12. A tangible, non transitory, computer readable media having software encoded thereon, the software when executed by a processor operable to:
communicate, by a user computing device, a service request to a service provider computing system, wherein the user computing device is separate from the service provider computing system;
receive, in response to communicating the request for service to the service provider computing system and from the service provider computing system, a data collection module;
install the data collection module on the user computing device;
receive a data collection instruction from the service provider computing system;
execute, by the data collection module, the received data collection instruction, wherein execution of the data collection instruction results in a collection of data;
communicate the collected data to the service provider computing system; and
receive, in response to communicating the collected data to the service provider computing system, a service product, wherein the service product comprises a content that is responsive to the service request and the collected data.
13. The media of claim 12, wherein communications to the service provider computing system occur through a service portal of the service provider computing system.
14. The media of claim 12, wherein the content of the service request comprises a request for technical assistance and the response comprises a software patch.
15. The media of claim 12, wherein the service request comprises an automatic notification of an exception condition.
16. The media of claim 15, wherein the data collection instruction that is received from the service provider computing system comprises a set of collection instructions formulated for the exception condition.
17. The media of claim 12, wherein the data collection instruction comprises a computer program command, the execution of the command resulting in the collection of the data associated with the content of the service request.
18. An apparatus, comprising:
a processor adapted to execute one or more processes; and
a memory configured to store a process executable by the processor, the process when executed operable to:
receive a request for a service, wherein the service request is received from a user computing device;
communicate, in response to receiving the service request, a data collection module to the user computer device;
determine a content of the service request;
determine a data collection instruction based on the content of the service request;
communicate, to the data collection module, the data collection instruction;
receive, in response to communicating the data collection instruction to the data collection module and from the user computing device executing the data collection instruction via the data collection module, data associated with the content of the service request;
determine, in response to receiving the data, a response to the service request; and
communicate the response to the user computing device.
19. The apparatus of claim 18, wherein the communications occur through a service portal.
20. The apparatus of claim 18, wherein the content of the service request comprises a request for technical assistance and the response comprises a software patch.

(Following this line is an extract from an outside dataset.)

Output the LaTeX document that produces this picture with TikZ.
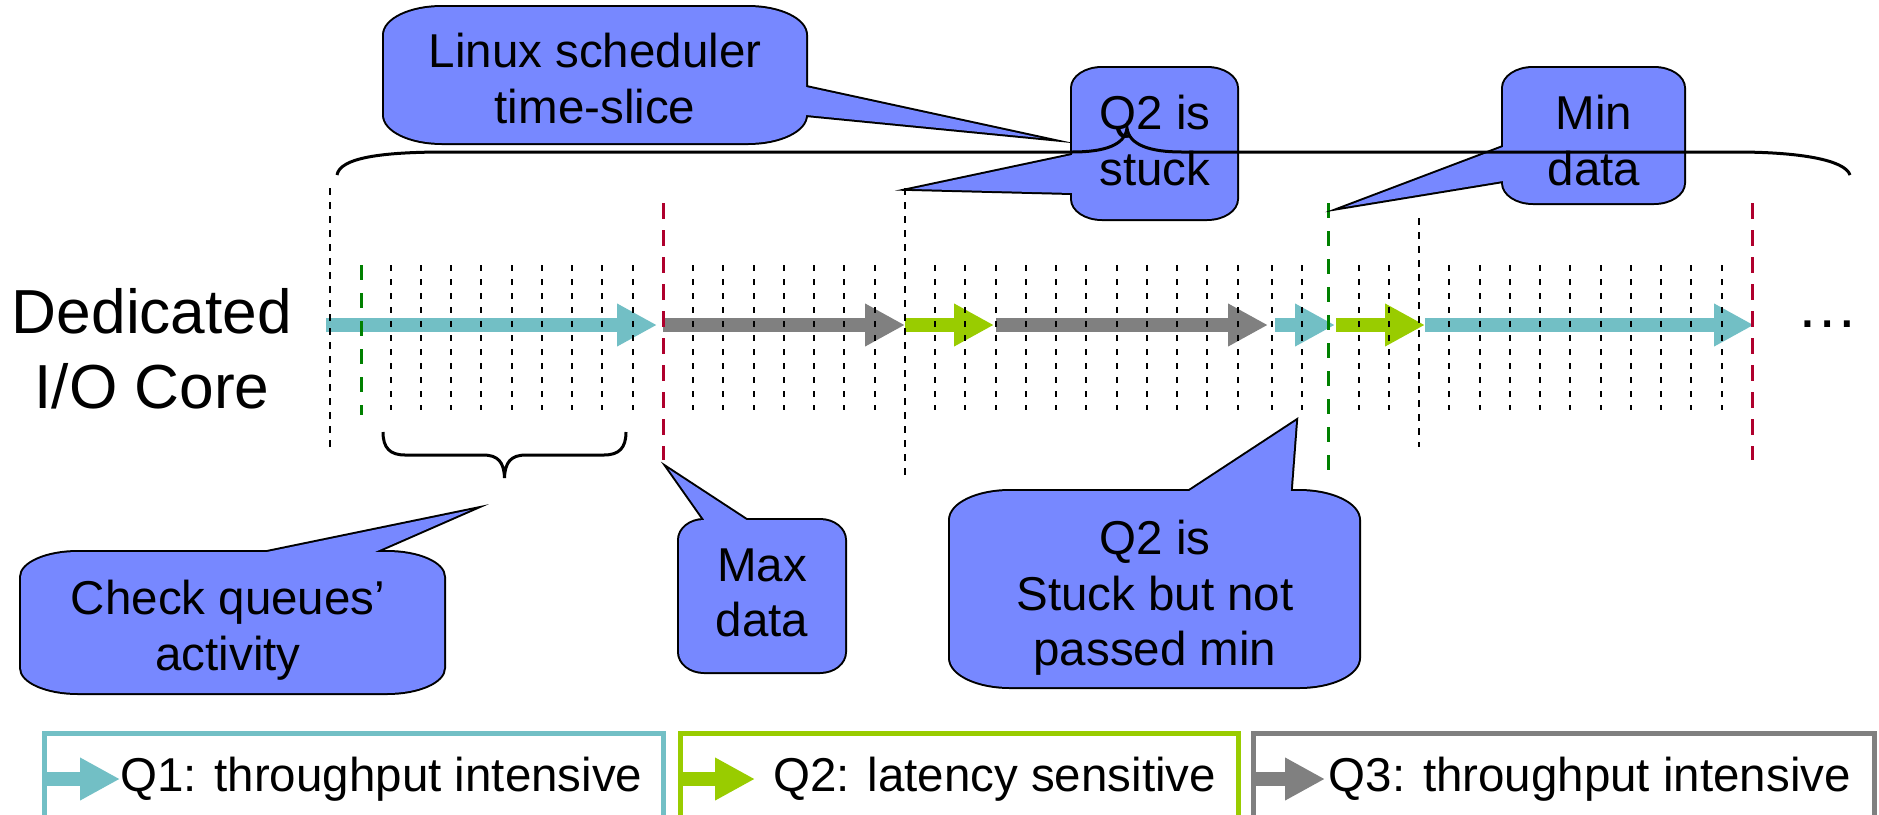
\documentclass[tikz,border=0pt]{standalone}
\usepackage{fontspec}
\setmainfont{Liberation Sans}
\usetikzlibrary{arrows.meta}
\definecolor{callfill}{RGB}{119,136,255}
\definecolor{qcyan}{RGB}{114,191,197}
\definecolor{qgreen}{RGB}{153,204,0}
\definecolor{qgray}{RGB}{128,128,128}
\definecolor{dgreen}{RGB}{0,128,0}
\definecolor{crimson}{RGB}{175,0,45}
\tikzset{
  tickline/.style={draw=black, line width=1pt, dash pattern=on 3pt off 4pt},
  slotline/.style={draw=black, line width=0.75pt, dash pattern=on 3.5pt off 3.5pt},
  minline/.style={draw=dgreen, line width=1.5pt, dash pattern=on 7.5pt off 6.5pt},
  maxline/.style={draw=crimson, line width=1.5pt, dash pattern=on 8pt off 5.5pt},
  qarrow/.style={line width=7pt, -{Triangle[length=20pt,width=20pt]}},
  cstroke/.style={draw=black, line width=2pt, line join=miter, miter limit=20},
  cfill/.style={fill=callfill},
  ctext/.style={anchor=north, inner sep=0pt, align=center, font=\fontsize{23.75}{27.75}\selectfont},
  bracel/.style={draw=black, line width=1.5pt},
  legbox/.style={line width=2.5pt},
  legtext/.style={anchor=base west, inner sep=0pt, font=\fontsize{23.75}{28}\selectfont},
  erect/.style n args={6}{insert path={({#1+#5},#2) -- ({#3-#5},#2) .. controls ({#3-0.448*#5},#2) and (#3,{#2+0.448*#6}) .. (#3,{#2+#6}) -- (#3,{#4-#6}) .. controls (#3,{#4-0.448*#6}) and ({#3-0.448*#5},#4) .. ({#3-#5},#4) -- ({#1+#5},#4) .. controls ({#1+0.448*#5},#4) and (#1,{#4-0.448*#6}) .. (#1,{#4-#6}) -- (#1,{#2+#6}) .. controls (#1,{#2+0.448*#6}) and ({#1+0.448*#5},#2) .. ({#1+#5},#2) -- cycle}}
}
\begin{document}
\begin{tikzpicture}[x=0.5pt,y=-0.5pt]
\clip (0,0) rectangle (1879,814);
\fill[white] (0,0) rectangle (1879,814);

% timeline arrows
\coordinate (a1s) at (326,325);  \coordinate (a1e) at (657,325);
\coordinate (a2s) at (663,325);  \coordinate (a2e) at (905,325);
\coordinate (a3s) at (905,325);  \coordinate (a3e) at (994,325);
\coordinate (a4s) at (996,325);  \coordinate (a4e) at (1268,325);
\coordinate (a5s) at (1275,325); \coordinate (a5e) at (1335,325);
\coordinate (a6s) at (1336,325); \coordinate (a6e) at (1425,325);
\coordinate (a7s) at (1425,325); \coordinate (a7e) at (1754,325);
\draw[qarrow, color=qcyan]  (a1s) -- (a1e);
\draw[qarrow, color=qgray]  (a2s) -- (a2e);
\draw[qarrow, color=qgreen] (a3s) -- (a3e);
\draw[qarrow, color=qgray]  (a4s) -- (a4e);
\draw[qarrow, color=qcyan]  (a5s) -- (a5e);
\draw[qarrow, color=qgreen] (a6s) -- (a6e);
\draw[qarrow, color=qcyan]  (a7s) -- (a7e);

% ticks
\foreach \k in {2,3,4,5,6,7,8,9,10,12,13,14,15,16,17,18,20,21,22,23,24,25,26,27,28,29,30,34,35,37,38,39,40,41,42,43,44,45,46}
  \draw[tickline] ({330+30.25*\k},265) -- ({330+30.25*\k},410);
\foreach \x in {1271.5,1302}
  \draw[tickline] (\x,265) -- (\x,410);

% slot lines
\draw[slotline] (330,188) -- (330,447);
\draw[slotline] (905,188) -- (905,475);
\draw[slotline] (1419,218) -- (1419,447);
\draw[minline] (361,265) -- (361,415);
\draw[minline] (1328.5,203) -- (1328.5,472);
\draw[maxline] (663,203) -- (663,460);
\draw[maxline] (1752,203) -- (1752,460);

% callout: Linux scheduler
\path[cstroke, erect={384}{7}{806}{143}{58}{28}];
\draw[cstroke] (806,87) -- (1041,138) -- (806,115);
\path[cfill, erect={384}{7}{806}{143}{58}{28}];
\fill[callfill] (806,87) -- (1041,138) -- (806,115) -- cycle;
\node[ctext] (linux) at (595,33) {Linux scheduler\\time-slice};

% callout: Q2 is stuck
\path[cstroke, erect={1072}{68}{1237}{219}{30}{20}];
\draw[cstroke] (1072,155) -- (912,189) -- (1072,193);
\path[cfill, erect={1072}{68}{1237}{219}{30}{20}];
\fill[callfill] (1072,155) -- (912,189) -- (1072,193) -- cycle;
\node[ctext] (stuck) at (1155,95) {Q2 is\\stuck};

% callout: Min data
\path[cstroke, erect={1503}{68}{1684}{203}{30}{20}];
\draw[cstroke] (1503,147) -- (1344.5,207) -- (1503,181);
\path[cfill, erect={1503}{68}{1684}{203}{30}{20}];
\fill[callfill] (1503,147) -- (1344.5,207) -- (1503,181) -- cycle;
\node[ctext] (mindata) at (1594,95) {Min\\data};

% callout: Check queues
\path[cstroke, erect={21}{552}{444}{693}{57}{25}];
\draw[cstroke] (267,552) -- (470.6,510) -- (374.7,552);
\path[cfill, erect={21}{552}{444}{693}{57}{25}];
\fill[callfill] (267,552) -- (470.6,510) -- (374.7,552) -- cycle;
\node[ctext] (check) at (228,580) {Check queues’\\activity};

% callout: Max data
\path[cstroke, erect={679}{520}{845}{672}{25}{20}];
\draw[cstroke] (704.4,520) -- (668.5,469) -- (746.4,520);
\path[cfill, erect={679}{520}{845}{672}{25}{20}];
\fill[callfill] (704.4,520) -- (668.5,469) -- (746.4,520) -- cycle;
\node[ctext] (maxdata) at (762,548) {Max\\data};

% callout: Q2 stuck but not passed min
\path[cstroke, erect={950}{491}{1359}{687}{60}{29}];
\draw[cstroke] (1189.3,491) -- (1296,421) -- (1290.7,491);
\path[cfill, erect={950}{491}{1359}{687}{60}{29}];
\fill[callfill] (1189.3,491) -- (1296,421) -- (1290.7,491) -- cycle;
\node[ctext] (notmin) at (1155,520) {Q2 is\\Stuck but not\\passed min};

% braces
\draw[bracel] (337,175) .. controls (340,158) and (380,152) .. (446,152) -- (1072,152)
  .. controls (1105,152) and (1125,145) .. (1127,128)
  .. controls (1129,145) and (1150,152) .. (1182,152) -- (1736,152)
  .. controls (1800,152) and (1845,160) .. (1850,175);
\draw[bracel] (383,432) .. controls (383,448) and (390,455) .. (405,455) -- (483,455)
  .. controls (498,455) and (504,462) .. (504.5,478)
  .. controls (505,462) and (511,455) .. (526,455) -- (604,455)
  .. controls (619,455) and (626,448) .. (626,432);

% labels
\node[anchor=north, align=center, inner sep=0pt, font=\fontsize{31.1}{37.5}\selectfont] (core) at (152,288) {Dedicated\\I/O Core};
\node[anchor=base, inner sep=0pt, font=\fontsize{31.1}{37.5}\selectfont] (more) at (1828,327) {…};

% legend
\draw[legbox, qcyan]  (44.5,733) rectangle (663,840);
\draw[legbox, qgreen] (680,733) rectangle (1238.5,840);
\draw[legbox, qgray]  (1253,733) rectangle (1874,840);
\coordinate (l1s) at (42,779);   \coordinate (l1e) at (120,779);
\coordinate (l2s) at (680,779);  \coordinate (l2e) at (755,779);
\coordinate (l3s) at (1251,779); \coordinate (l3e) at (1325,779);
\draw[qarrow, color=qcyan]  (l1s) -- (l1e);
\draw[qarrow, color=qgreen] (l2s) -- (l2e);
\draw[qarrow, color=qgray]  (l3s) -- (l3e);
\node[legtext] (leg1) at (120,791) {Q1: throughput intensive};
\node[legtext] (leg2) at (773,791) {Q2: latency sensitive};
\node[legtext] (leg3) at (1328.5,791) {Q3: throughput intensive};
\end{tikzpicture}
\end{document}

21. The apparatus of claim 18, wherein the request comprises an automatic notification of an exception condition, and wherein the data collection instruction that is selected based on the content of the service request comprises a set of collection instructions formulated for the exception condition.
22. The apparatus of claim 18, where the data collection instruction comprises a computer program command, the execution of the command resulting in the collection of the data associated with the content of the service request.